Linear Regression
A linear relationship between variables can be summarized with a straight line. Such a line can be used to relate the values of the explanatory and response variables and address questions such as, "how fast would a roller coaster be expected to go that is 150 feet tall?"
A height of 150 feet corresponds to a speed of 61.7 mph on the line.
Click the button below to show how to use the line to estimate the speed of a roller
coaster that is 150 feet tall.
The process of fitting a line to bivariate data is called linear regression. There may be several lines that appear to summarize a linear relationship well. The line that is used for linear regression is called the least squares line
Linear regression is the method of modeling a relation between two variables with a line.
The Least Squares Line
The 'Least Squares' line is found by minimizing the total squared vertical distances from the points to the line.
Applet Instructions:
- Drag the blue points to adjust the data in the scatterplot.
- Drag the orange points to adjust the line.
- Use the checkbox to show the squared errors.
- See if you can find the line that minimizes the squared errors.
- Show the Least Squares Line to check your results.
The least squares line is written as \[y=\beta_0+\beta_1x\] where $\beta_0$ is the y-intercept and $\beta_1$ is the slope of the line.
The Slope of the Least Squares Line
The slope of the least squares line indicates how much, on average, the value of the dependent variable changes for a 1 unit increase in the value of the independent variable.
Height: mean = 123.7 feet, sd = 67.8 feet
Speed: mean = 55.4 mph, sd = 18.7 mph
r = 0.88
Find the slope of the least squares line for estimating a roller coaster's speed from its height.
\(\begin{array}{rcl} \beta_1 & = & r\times \frac{sd_y}{sd_x}\\ & = & 0.88\times\frac{18.7}{67.8}\\ & = & 0.24\end{array}\)
For every one foot increase in height, speed increases by an average 0.24 mph.

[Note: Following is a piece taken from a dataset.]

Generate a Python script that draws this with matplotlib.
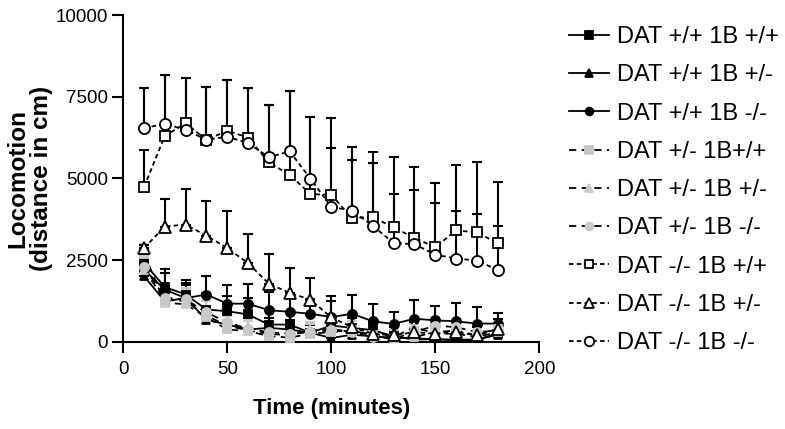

The Intercept of the Least Squares Line
The intercept of the least squares line indicates the average value of the dependent variable when the independent variable is equal to 0. However, this is not always useful. If 0 is outside of the range of the values of the independent variable then interpreting the intercept is probablematic and may return nonsense.
Height: mean = 123.7 feet, sd = 67.8 feet
Speed: mean = 55.4 mph, sd = 18.7 mph
r = 0.88
Find the intercept of the least squares line for estimating a roller coaster's speed from its height.
\(\begin{array}{rcl}\beta_0 & = & \bar{Y}-\beta_1\bar{X}\\ & = & 55.4 - 0.24*123.7 \\ & = & 25.712\end{array}\)
Interpreted literally, the estimate of the speed of a roller coaster that is 0 feet tall is 25.712 miles per hour.
All roller coasters have at least some height so this estimate doesn't make much sense. In this case, the intercept can be viewed as simply an anchor for the regression line.
$\beta_0 = 25.712$
$\beta_1 = 0.24$
Find the equation for the least squares regression line.
\(\begin{array}{rcl}y & = & \beta_0+\beta_1x\\ y & = & 25.712 + 0.24x\end{array}\)
Estimation
The regression line can be used to estimate the value of the response variable for a given value of the explanatory variable.
As shown above, the equation for the regression line for predicting roller coaster speed from height is y = 25.712 + 0.24x. To estimate the speed of a coaster given its height, substitute the desired height in for x in the equation. For example, using the line, we'd estimate that the speed of a roller coaster that is 150 feet tall would be 25.712 + 0.24(150) = 61.7 mph.
Click the button below to show how to use the line to estimate the speed of a roller
coaster that is 150 feet tall.
Cautions
Two Regression Lines
The regression line used to estimate y from x CANNOT be used to estimate x from y. That is, the line for estimating the speed of a coaster from its height cannot be used to estimate the height of a coaster from its speed. To estimate height from speed it would be necessary to construct a new line.
Extrapolation
The regression line should not be used to estimate values of the reponse variable for values of the explanatory variable that are outside of the range of the observed data. The data do not tell us anything about the relationship between the variables beyond the limits of the observed values.
Linearity
Methods of linear regression only recognize linear relationships between variables. In the roller coaster data, though there is a strong linear relationship between the variables, the graph shows that the relationship actually has some curvature to it. It may be possible to obtain a better fit using non-linear regression.